B. SWE-QA-Pro Agent & Training Recipe

The authors introduce a lightweight, ReAct-style agent workflow and a two-stage training recipe for small open models:

Agent Workflow:
- Abandons pre-built RAG indices.
- Uses explicit, length-controlled tools: SemanticSearch (keyword matching), View (file/directory inspection), and ExecuteCommand (read-only structural analysis).
- Operates in an iterative loop: Reason $\to$ Select Action $\to$ Observe $\to$ Repeat until sufficient evidence is gathered.
Two-Stage Training (SFT $\to$ RLAIF):
1. Supervised Fine-Tuning (SFT): Trains a base model (Qwen3-8B) on 1,000 high-quality, multi-turn trajectories generated by Claude Sonnet 4.5. This teaches tool syntax and basic usage patterns.
2. Reinforcement Learning from AI Feedback (RLAIF):
  - Uses 464 additional QA pairs for reinforcement learning.
  - Reward Model: An LLM-as-a-Judge evaluates generated answers against ground truth across five dimensions: Correctness, Completeness, Relevance, Clarity, and Reasoning Quality.
  - Optimization: Uses the GRPO algorithm. The reward function heavily weights correctness to prevent "reward hacking" (fluent but wrong answers).

3. Key Contributions

SWE-QA-Pro Benchmark: A new benchmark that enforces semantic diversity (via long-tail clustering) and interaction necessity (via difficulty calibration). It filters out ~90% of questions solvable by direct knowledge, isolating tasks that truly require agentic exploration.
Agentic Training Recipe: A scalable SFT $\to$ RLAIF pipeline that enables small open models (8B parameters) to learn efficient tool usage and complex reasoning without massive proprietary datasets.
Agent Framework: A RAG-free, ReAct-based agent that effectively navigates codebases using keyword search and scoped file inspection, proving effective even for smaller models.

4. Experimental Results

The authors evaluated 11 models (including proprietary and open-source) on SWE-QA-Pro.

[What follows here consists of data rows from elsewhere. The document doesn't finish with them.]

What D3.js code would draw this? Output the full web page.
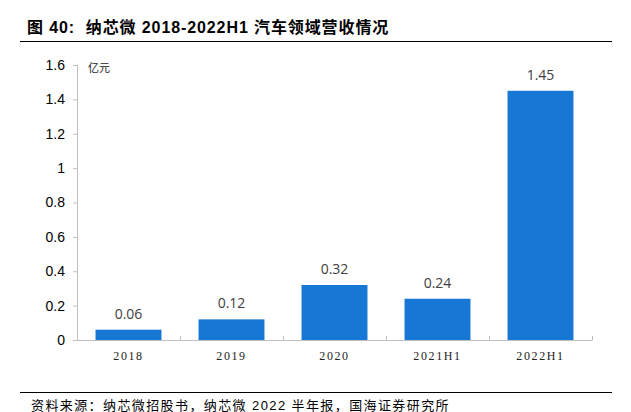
<!DOCTYPE html>
<html>
<head>
<meta charset="utf-8">
<script src="https://cdn.jsdelivr.net/npm/d3@7"></script>
<style>
  body { margin: 0; background: #fff; }
  svg { display: block; }
</style>
</head>
<body>
<div id="chart"></div>
<script>
var categories = ["2018", "2019", "2020", "2021H1", "2022H1"];
var values = [0.06, 0.12, 0.32, 0.24, 1.45];
var yTicks = [0, 0.2, 0.4, 0.6, 0.8, 1, 1.2, 1.4, 1.6];
var title = "图 40:  纳芯微 2018-2022H1 汽车领域营收情况";
var unit = "亿元";
var source = "资料来源：纳芯微招股书，纳芯微 2022 半年报，国海证券研究所";

var width = 631, height = 412;
var plotLeft = 77, plotRight = 592, plotTop = 65, plotBottom = 340;
var cjk = "'Liberation Sans', 'Noto Sans CJK SC', sans-serif";

var svg = d3.select("#chart")
    .append("svg")
    .attr("width", width)
    .attr("height", height);

// titre + filets
svg.append("text")
    .attr("x", 27)
    .attr("y", 33)
    .attr("font-family", cjk)
    .attr("font-weight", "bold")
    .attr("font-size", 16)
    .attr("letter-spacing", 0.9)
    .attr("fill", "#000")
    .attr("xml:space", "preserve")
    .text(title);

svg.append("line")
    .attr("x1", 20).attr("x2", 612)
    .attr("y1", 41.5).attr("y2", 41.5)
    .attr("stroke", "#000").attr("stroke-width", 1.2);

svg.append("line")
    .attr("x1", 20).attr("x2", 612)
    .attr("y1", 392.5).attr("y2", 392.5)
    .attr("stroke", "#000").attr("stroke-width", 1.2);

svg.append("text")
    .attr("x", 31)
    .attr("y", 410)
    .attr("font-family", cjk)
    .attr("font-size", 13)
    .attr("letter-spacing", 1.4)
    .attr("fill", "#000")
    .text(source);

var x = d3.scaleBand()
    .domain(categories)
    .range([plotLeft, plotRight])
    .paddingInner(0.36)
    .paddingOuter(0.18);

var y = d3.scaleLinear()
    .domain([0, 1.6])
    .range([plotBottom, plotTop]);

// axe y
var yAxis = svg.append("g")
    .attr("transform", "translate(" + plotLeft + ",0)")
    .call(d3.axisLeft(y).tickValues(yTicks).tickSize(4).tickFormat(d3.format("")));
yAxis.select(".domain").attr("stroke", "#bfbfbf").attr("d", "M0.5," + plotTop + "V" + plotBottom);
yAxis.selectAll(".tick line").attr("stroke", "#bfbfbf");
yAxis.selectAll(".tick text")
    .attr("x", -12)
    .attr("font-family", "'Liberation Sans', Arial, sans-serif")
    .attr("font-size", 14)
    .attr("fill", "#000");

// axe x
var xTickPos = categories.slice(1).map(function(c) { return x(c) - x.step() * x.paddingInner() / 2; });
var xAxis = svg.append("g")
    .attr("transform", "translate(0," + plotBottom + ")");
xAxis.append("line")
    .attr("x1", plotLeft).attr("x2", plotRight)
    .attr("y1", 0.5).attr("y2", 0.5)
    .attr("stroke", "#bfbfbf");
xAxis.selectAll(".xt")
    .data(xTickPos.concat([plotRight]))
    .enter().append("line")
    .attr("x1", function(d) { return Math.round(d) + 0.5; })
    .attr("x2", function(d) { return Math.round(d) + 0.5; })
    .attr("y1", -4).attr("y2", 0.5)
    .attr("stroke", "#bfbfbf");
xAxis.selectAll(".xl")
    .data(categories)
    .enter().append("text")
    .attr("x", function(d) { return x(d) + x.bandwidth() / 2; })
    .attr("y", 20)
    .attr("text-anchor", "middle")
    .attr("font-family", "'Liberation Serif', 'DejaVu Serif', serif")
    .attr("font-size", 12)
    .attr("letter-spacing", 1.6)
    .attr("fill", "#222")
    .text(function(d) { return d; });

// unité
svg.append("text")
    .attr("x", 88)
    .attr("y", 72)
    .attr("font-family", "'Noto Sans CJK SC', sans-serif")
    .attr("font-size", 11)
    .attr("fill", "#222")
    .text(unit);

// barres
svg.selectAll(".bar")
    .data(values)
    .enter().append("rect")
    .attr("x", function(d, i) { return x(categories[i]); })
    .attr("y", function(d) { return y(d); })
    .attr("width", x.bandwidth())
    .attr("height", function(d) { return plotBottom - y(d); })
    .attr("fill", "#1677d4");

svg.selectAll(".val")
    .data(values)
    .enter().append("text")
    .attr("x", function(d, i) { return x(categories[i]) + x.bandwidth() / 2; })
    .attr("y", function(d) { return y(d) - 11; })
    .attr("text-anchor", "middle")
    .attr("font-family", "'Open Sans', sans-serif")
    .attr("font-size", 14)
    .attr("fill", "#404040")
    .text(function(d) { return d; });
</script>
</body>
</html>
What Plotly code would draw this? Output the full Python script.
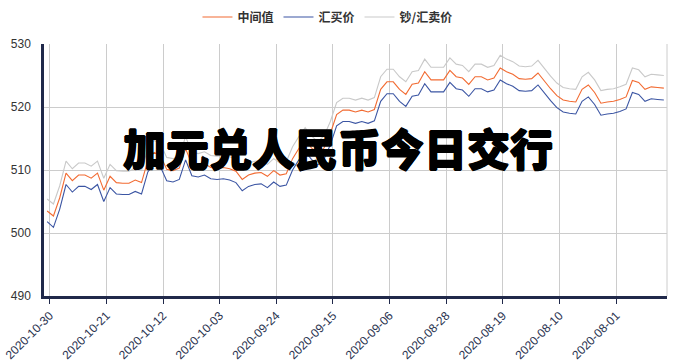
import pandas as pd
import plotly.graph_objects as go

# ---- data ----
dates = [d.strftime("%Y-%m-%d") for d in pd.date_range("2020-07-24", "2020-10-30", freq="D")][::-1]

mid = [503.5, 502.7, 505.6, 509.5, 508.3, 509.2, 509.2, 508.7, 509.5, 506.8,
       509.0, 508.0, 507.9, 507.9, 508.4, 508.0, 511.5, 512.8, 512.3, 510.1,
       509.9, 510.3, 513.4, 510.9, 510.7, 511.0, 510.4, 510.3, 510.4, 510.2,
       509.8, 508.5, 509.2, 509.5, 509.6, 509.0, 509.9, 509.2, 509.4, 511.8,
       513.4, 514.8, 513.5, 512.6, 513.5, 515.8, 518.8, 519.5, 519.5, 519.2,
       519.5, 519.2, 519.6, 522.8, 524.0, 524.0, 522.8, 522.0, 523.6, 523.8,
       525.6, 524.3, 524.3, 524.3, 525.8, 524.8, 524.6, 523.6, 524.8, 524.8,
       524.3, 524.6, 526.2, 525.6, 525.2, 524.5, 524.4, 524.5, 525.4, 524.1,
       522.9, 521.8, 521.1, 520.9, 520.8, 522.8, 523.5, 522.3, 520.6, 520.8,
       520.9, 521.2, 521.6, 524.2, 523.9, 522.8, 523.2, 523.1, 523.0]

buy = [501.8, 500.9, 503.8, 507.7, 506.5, 507.4, 507.4, 506.9, 507.7, 505.0,
       507.2, 506.2, 506.1, 506.1, 506.6, 506.2, 509.7, 511.0, 510.5, 508.3,
       508.1, 508.5, 511.6, 509.1, 508.9, 509.2, 508.6, 508.5, 508.6, 508.4,
       508.0, 506.7, 507.4, 507.7, 507.8, 507.2, 508.1, 507.4, 507.6, 510.0,
       511.6, 513.0, 511.7, 510.8, 511.7, 514.0, 517.0, 517.7, 517.7, 517.4,
       517.7, 517.4, 517.8, 520.9, 522.1, 522.1, 520.9, 520.1, 521.7, 521.9,
       523.7, 522.4, 522.4, 522.4, 523.9, 522.9, 522.7, 521.7, 522.9, 522.9,
       522.4, 522.7, 524.3, 523.7, 523.3, 522.6, 522.5, 522.6, 523.5, 522.2,
       521.0, 519.9, 519.2, 519.0, 518.9, 520.9, 521.6, 520.4, 518.7, 518.9,
       519.0, 519.3, 519.7, 522.3, 522.0, 520.9, 521.3, 521.2, 521.1]

sell = [505.4, 504.6, 507.5, 511.4, 510.2, 511.1, 511.1, 510.6, 511.4, 508.7,
        510.9, 509.9, 509.8, 509.8, 510.3, 509.9, 513.4, 514.7, 514.2, 512.0,
        511.8, 512.2, 515.3, 512.8, 512.6, 512.9, 512.3, 512.2, 512.3, 512.1,
        511.7, 510.4, 511.1, 511.4, 511.5, 510.9, 511.8, 511.1, 511.3, 513.7,
        515.3, 516.7, 515.4, 514.5, 515.4, 517.7, 520.7, 521.4, 521.4, 521.1,
        521.4, 521.1, 521.5, 524.8, 526.0, 526.0, 524.8, 524.0, 525.6, 525.8,
        527.6, 526.3, 526.3, 526.3, 527.8, 526.8, 526.6, 525.6, 526.8, 526.8,
        526.3, 526.6, 528.2, 527.6, 527.2, 526.5, 526.4, 526.5, 527.4, 526.1,
        524.9, 523.8, 523.1, 522.9, 522.8, 524.8, 525.5, 524.3, 522.6, 522.8,
        522.9, 523.2, 523.6, 526.2, 525.9, 524.8, 525.2, 525.1, 525.0]

series_names = ["中间值", "汇买价", "钞/汇卖价"]
tick_labels = ["2020-10-30", "2020-10-21", "2020-10-12", "2020-10-03", "2020-09-24",
               "2020-09-15", "2020-09-06", "2020-08-28", "2020-08-19", "2020-08-10",
               "2020-08-01"]
y_ticks = [490, 500, 510, 520, 530]
title_text = "加元兑人民币今日交行"

# ---- figure ----
CJK = "Noto Sans CJK SC"
colors = ["#f26b32", "#3b55a3", "#c9c9c9"]

fig = go.Figure()
for name, vals, col in zip(series_names, [mid, buy, sell], colors):
    fig.add_trace(go.Scatter(x=dates, y=vals, name=name, mode="lines",
                             line=dict(color=col, width=1.1)))

tick_pos = [pd.Timestamp(t) - pd.Timedelta(hours=10) for t in tick_labels]

fig.update_layout(
    width=675, height=361,
    margin=dict(l=44, r=8, t=44, b=65, autoexpand=False),
    paper_bgcolor="white", plot_bgcolor="white",
    font=dict(family="Liberation Sans, " + CJK, color="#333333", size=12),
    showlegend=True,
    legend=dict(orientation="h", x=0.455, xanchor="center", y=1.107, yanchor="middle",
                font=dict(family=CJK, size=12, color="#333333", weight="bold"),
                itemwidth=30, traceorder="normal"),
    xaxis=dict(type="date", range=["2020-10-30 12:00", "2020-07-23 12:00"],
               tickvals=tick_pos, ticktext=tick_labels, tickangle=-45,
               tickfont=dict(size=12, color="#2a3350"), automargin=False,
               showgrid=True, gridcolor="#cccccc", gridwidth=1,
               showline=True, linecolor="#20294a", linewidth=3,
               ticks="outside", ticklen=5, tickcolor="#20294a", tickwidth=1,
               zeroline=False),
    yaxis=dict(range=[490, 530], tickvals=y_ticks, automargin=False,
               tickfont=dict(size=12, color="#333333"),
               showgrid=True, gridcolor="#cccccc", gridwidth=1,
               showline=True, linecolor="#20294a", linewidth=2.5,
               ticks="", ticklabelstandoff=8, zeroline=False),
)

fig.add_shape(type="line", xref="paper", yref="paper", x0=1, x1=1, y0=0, y1=1,
              line=dict(color="#cccccc", width=1), layer="below")

fig.add_annotation(text=title_text, xref="paper", yref="paper", x=0.472, y=0.59,
                   xanchor="center", yanchor="middle", showarrow=False,
                   font=dict(family=CJK, size=43, color="#000000", weight=900,
                             shadow="0.7px 0 0 #000, -0.7px 0 0 #000, 0 0.7px 0 #000, 0 -0.7px 0 #000"))

fig.write_html("out.html")
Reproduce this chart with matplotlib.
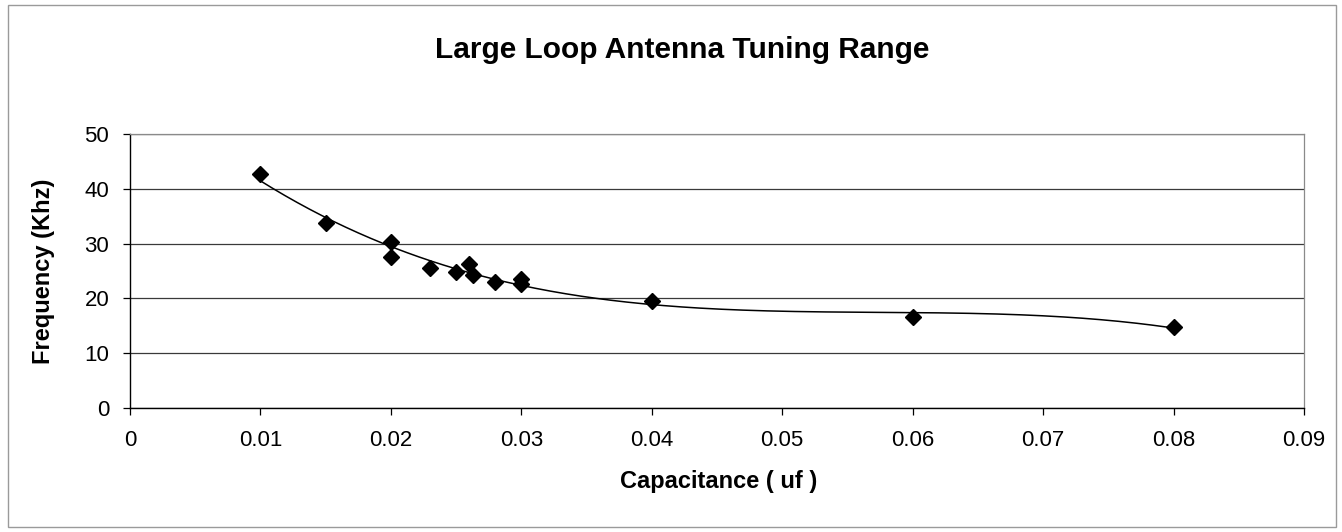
import numpy as np
import matplotlib
matplotlib.use("Agg")
import matplotlib.pyplot as plt
from matplotlib.patches import Rectangle

plt.rcParams['font.family'] = ['Liberation Sans', 'DejaVu Sans']

# measured points (capacitance in uf, frequency in kHz)
cap = [0.01, 0.015, 0.02, 0.02, 0.023, 0.025, 0.026, 0.0263, 0.028, 0.03, 0.03, 0.04, 0.06, 0.08]
freq = [42.7, 33.8, 30.3, 27.6, 25.6, 24.9, 26.3, 24.3, 23.0, 23.6, 22.6, 19.6, 16.6, 14.8]

x_ticks = [0, 0.01, 0.02, 0.03, 0.04, 0.05, 0.06, 0.07, 0.08, 0.09]
x_labels = ['0', '0.01', '0.02', '0.03', '0.04', '0.05', '0.06', '0.07', '0.08', '0.09']
y_ticks = [0, 10, 20, 30, 40, 50]

fig = plt.figure(figsize=(13.42, 5.32), dpi=100)
ax = fig.add_axes([130 / 1342, 1 - 408 / 532, 1174 / 1342, 274 / 532])

# polynomial trendline (3rd order) through the measured points
trend = np.polynomial.Polynomial.fit(cap, freq, 3)
xs = np.linspace(min(cap), max(cap), 300)
ax.plot(xs, trend(xs), color='black', lw=1.1, zorder=3)

ax.plot(cap, freq, 'D', color='black', ms=8.5, zorder=4)

ax.set_xlim(0, 0.09)
ax.set_ylim(0, 50)
ax.set_xticks(x_ticks)
ax.set_xticklabels(x_labels)
ax.set_yticks(y_ticks)
ax.grid(axis='y', color='#3a3a3a', lw=0.9)
ax.set_axisbelow(True)

for s in ['left', 'bottom']:
    ax.spines[s].set_color('black')
    ax.spines[s].set_linewidth(1.0)
for s in ['top', 'right']:
    ax.spines[s].set_color('#8a8a8a')
    ax.spines[s].set_linewidth(0.9)

ax.tick_params(axis='both', direction='out', length=5, width=0.9, labelsize=16, colors='black')
ax.tick_params(axis='x', pad=11)
ax.tick_params(axis='y', pad=10)

ax.set_xlabel('Capacitance ( uf )', fontsize=17, fontweight='bold')
ax.set_ylabel('Frequency (Khz)', fontsize=17, fontweight='bold')
ax.xaxis.set_label_coords(0.501, -0.228)
ax.yaxis.set_label_coords(-0.064, 0.5)

fig.text(0.508, 1 - 50 / 532, 'Large Loop Antenna Tuning Range', fontsize=21.5,
         fontweight='bold', ha='center', va='center')

# chart area border
fig.patches.append(Rectangle((8 / 1342, 5 / 532), 1328 / 1342, 522 / 532,
                             transform=fig.transFigure, fill=False,
                             edgecolor='#9a9a9a', lw=1.0))

fig.savefig('out.png', dpi=100)
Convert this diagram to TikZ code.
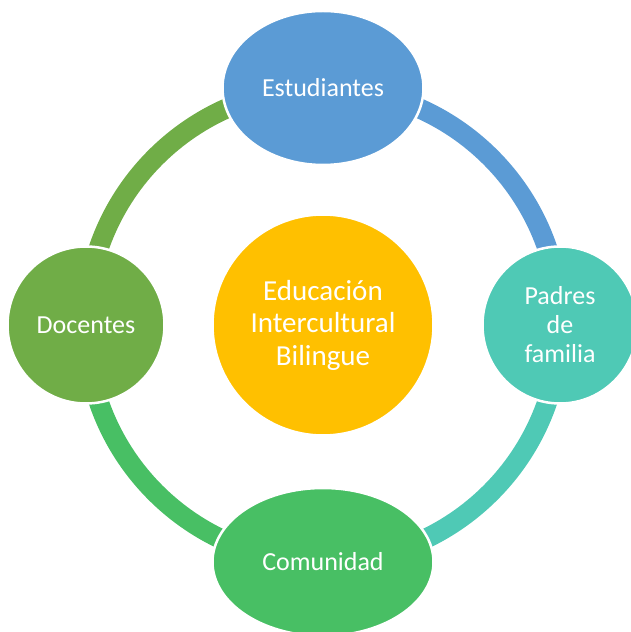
\documentclass[tikz,border=0pt]{standalone}
\usepackage{fontspec}
\setmainfont{Carlito}
\usetikzlibrary{shapes.geometric}
\definecolor{cblue}{HTML}{5B9BD5}
\definecolor{cteal}{HTML}{4FC9B5}
\definecolor{cgreen}{HTML}{48BF64}
\definecolor{colive}{HTML}{70AD47}
\definecolor{cgold}{HTML}{FFC000}
\tikzset{
  bub/.style={ellipse, draw=white, line width=2.5pt, text=white, align=center, inner sep=0pt,
    font=\fontsize{26pt}{29pt}\selectfont},
  ring/.style={line width=20pt},
}
\begin{document}
\begin{tikzpicture}[x=1pt,y=1pt]
\useasboundingbox (0,0) rectangle (631,632);
\coordinate (ctr) at (323,307);
\node[bub, fill=cgold, minimum width=221pt, minimum height=221pt, font=\fontsize{29pt}{32.5pt}\selectfont] (core) at (ctr) {Educación\\Intercultural\\Bilingue};
\coordinate (ptop) at (323,544);
\coordinate (pright) at (560,307);
\coordinate (pbot) at (323,70);
\coordinate (pleft) at (86,307);
\draw[ring, cblue] (ptop) arc[start angle=90, end angle=0, radius=237];
\draw[ring, cteal] (pright) arc[start angle=0, end angle=-90, radius=237];
\draw[ring, cgreen] (pbot) arc[start angle=-90, end angle=-180, radius=237];
\draw[ring, colive] (pleft) arc[start angle=180, end angle=90, radius=237];
\node[bub, fill=cblue, minimum width=201pt, minimum height=154pt] (est) at (ptop) {Estudiantes};
\node[bub, fill=cteal, minimum width=155pt, minimum height=157pt] (pad) at (pright) {Padres\\de\\familia};
\node[bub, fill=cgreen, minimum width=221pt, minimum height=148pt] (com) at (pbot) {Comunidad};
\node[bub, fill=colive, minimum width=157pt, minimum height=157pt] (doc) at (pleft) {Docentes};
\end{tikzpicture}
\end{document}
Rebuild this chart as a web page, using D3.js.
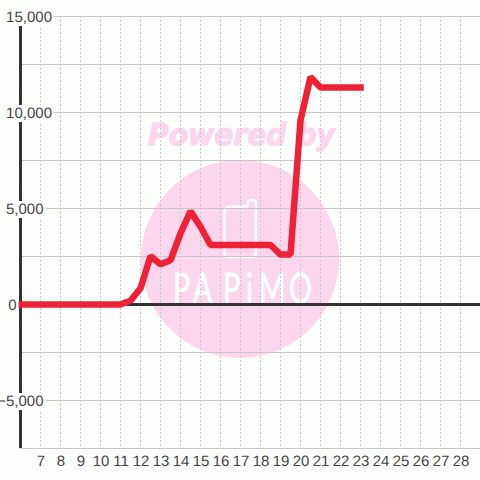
<!DOCTYPE html>
<html>
<head>
<meta charset="utf-8">
<script src="https://cdn.jsdelivr.net/npm/d3@7"></script>
<style>
  html, body { margin: 0; padding: 0; background: #fff; }
  svg { display: block; }
  text { text-rendering: geometricPrecision; }
</style>
</head>
<body>
<svg id="chart" width="480" height="480"></svg>
<script>
// values
const days = [6, 7, 8, 9, 10, 10.5, 11, 11.5, 12, 12.5, 13, 13.5, 14, 14.5, 15, 15.5, 16, 17, 18, 18.5, 19, 19.5, 20, 20.5, 21, 22, 23];
const values = [0, 0, 0, 0, 0, 0, 0, 200, 850, 2520, 2100, 2300, 3700, 4850, 4050, 3100, 3100, 3100, 3100, 3100, 2600, 2600, 9600, 11850, 11300, 11300, 11300];
const xTicks = [7, 8, 9, 10, 11, 12, 13, 14, 15, 16, 17, 18, 19, 20, 21, 22, 23, 24, 25, 26, 27, 28];
const yMajor = [15000, 10000, 5000, 0, -5000];
const yMinor = [12500, 7500, 2500, -2500, -7500];
// x pos of each y label (they are not lined up in the original)
const yLabelEnd = [52, 52, 43.5, 16.5, 43.5];
// logo letters are placed one by one
const logoX = [173, 193, 223, 246, 259, 289];

const svg = d3.select("#chart");
const x = d3.scaleLinear().domain([6, 29]).range([20.5, 480.5]);
const y = d3.scaleLinear().domain([15000, -7500]).range([16.5, 448.5]);
const fmt = d3.format(",");

svg.append("rect").attr("width", 480).attr("height", 480).attr("fill", "#fdfffd");

// watermark
const mark = svg.append("g");
mark.append("text").attr("x", 148).attr("y", 145)
  .attr("font-family", "DejaVu Sans").attr("font-weight", "bold").attr("font-style", "italic")
  .attr("font-size", 30).attr("fill", "#fcd6ee").attr("stroke", "#fcd6ee").attr("stroke-width", 1.2)
  .attr("textLength", 187).attr("lengthAdjust", "spacingAndGlyphs")
  .text("Powered by");
mark.append("circle").attr("cx", 240).attr("cy", 259).attr("r", 99).attr("fill", "#fbd6ed");
mark.append("path")
  .attr("d", "M231 206.500 H246 Q248 206.500 248 203 Q248 200 252 200 Q256 200 256 204 V252 Q256 257 251 257 H229 Q224.500 257 224.500 252 V213 Q224.500 206.500 231 206.500 Z")
  .attr("fill", "none").attr("stroke", "#fff").attr("stroke-width", 2.5);
const logoScale = 0.68;
mark.append("text")
  .attr("transform", "scale(" + logoScale + ",1)")
  .attr("x", logoX.map(v => v / logoScale).join(" ")).attr("y", 303)
  .attr("font-family", "Lato").attr("font-size", 42).attr("fill", "#fff")
  .attr("stroke", "#fff").attr("stroke-width", 0.7)
  .text("PAPiMO");

// grid
svg.append("g").selectAll("line").data(xTicks).enter().append("line")
  .attr("x1", d => x(d)).attr("x2", d => x(d))
  .attr("y1", 16).attr("y2", 448)
  .attr("stroke", "#c8c8c8").attr("stroke-dasharray", "2,2");
svg.append("g").selectAll("line").data(yMajor.concat(yMinor)).enter().append("line")
  .attr("x1", 20).attr("x2", 480)
  .attr("y1", d => y(d)).attr("y2", d => y(d))
  .attr("stroke", d => d === 0 ? "none" : "#c8c8c8");

// axes
svg.append("line").attr("x1", 20).attr("x2", 480).attr("y1", y(0)).attr("y2", y(0))
  .attr("stroke", "#333").attr("stroke-width", 3);
svg.append("line").attr("x1", 20.5).attr("x2", 20.5).attr("y1", 16).attr("y2", 448)
  .attr("stroke", "#333").attr("stroke-width", 3);

// series
const line = d3.line().x(d => x(d[0])).y(d => y(d[1]));
svg.append("path").datum(days.map((d, i) => [d, values[i]]))
  .attr("d", line).attr("fill", "none")
  .attr("stroke", "#ee2135").attr("stroke-width", 6.5)
  .attr("stroke-linejoin", "bevel").attr("stroke-linecap", "square");

// labels
const labels = svg.append("g").attr("font-family", "Liberation Sans").attr("font-size", 15).attr("fill", "#444");
yMajor.forEach((v, i) => {
  const t = labels.append("text").attr("x", yLabelEnd[i]).attr("y", y(v) + 5.5)
    .attr("text-anchor", "end").text(fmt(v));
  const b = t.node().getBBox();
  labels.insert("rect", "text").attr("x", b.x).attr("y", b.y).attr("width", b.width + 2).attr("height", b.height)
    .attr("fill", "#fdfffd");
});
labels.selectAll("text.xt").data(xTicks).enter().append("text").attr("class", "xt")
  .attr("x", d => x(d) + 0.5).attr("y", 466).attr("text-anchor", "middle").text(d => d);
</script>
</body>
</html>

Performance Gap: There is a massive performance gap between Direct Answering and Agent-Based workflows. For example, Claude Sonnet 4.5 improves by 13 points when using the agent, confirming that the benchmark successfully isolates tasks requiring code exploration.
Small Model Success:
- Qwen3-8B trained with the SFT $\to$ RLAIF recipe achieved a score of 5.96 (Overall) with the agent.
- This surpasses GPT-4o (5.59) by 2.3 points.
- It substantially narrows the gap to state-of-the-art proprietary models like Claude Sonnet 4.5 (7.34) and GPT-4.1 (6.86).
Training Strategy Analysis:
- Increasing SFT data from 1,000 to 1,464 trajectories yielded only modest gains.
- Adding the RLAIF stage resulted in significant improvements in Correctness and Completeness, demonstrating that RL provides a qualitatively different optimization signal that refines factual precision beyond what SFT alone can achieve.
Tool Usage: Models with higher scores (e.g., Claude Sonnet 4.5) utilized the highest volume of tool calls. Post-RL models showed improved judiciousness in tool usage rather than just frequency.

5. Significance

Redefining Evaluation: SWE-QA-Pro sets a new standard for repository-level QA by rigorously filtering out memorization artifacts, forcing models to demonstrate genuine code navigation and grounding capabilities.
Democratizing Agentic AI: The results prove that small open-source models (8B) can outperform massive proprietary models (GPT-4o) in complex software engineering tasks if trained with the right agentic workflow and RLAIF recipe.
Scalability: The proposed synthetic data pipeline and training recipe offer a scalable path to improving code understanding in open models without relying on expensive, proprietary data or massive parameter counts.

Limitations

Scale: The benchmark is limited to 260 questions due to the high cost of human verification.
Language: Currently restricted to Python due to the requirement for executable sandboxes, though the pipeline is language-agnostic.
Reward Hacking: The reliance on LLM-as-a-Judge for rewards carries a risk of models optimizing for the judge's preferences rather than objective correctness, though preliminary checks did not show significant gaming.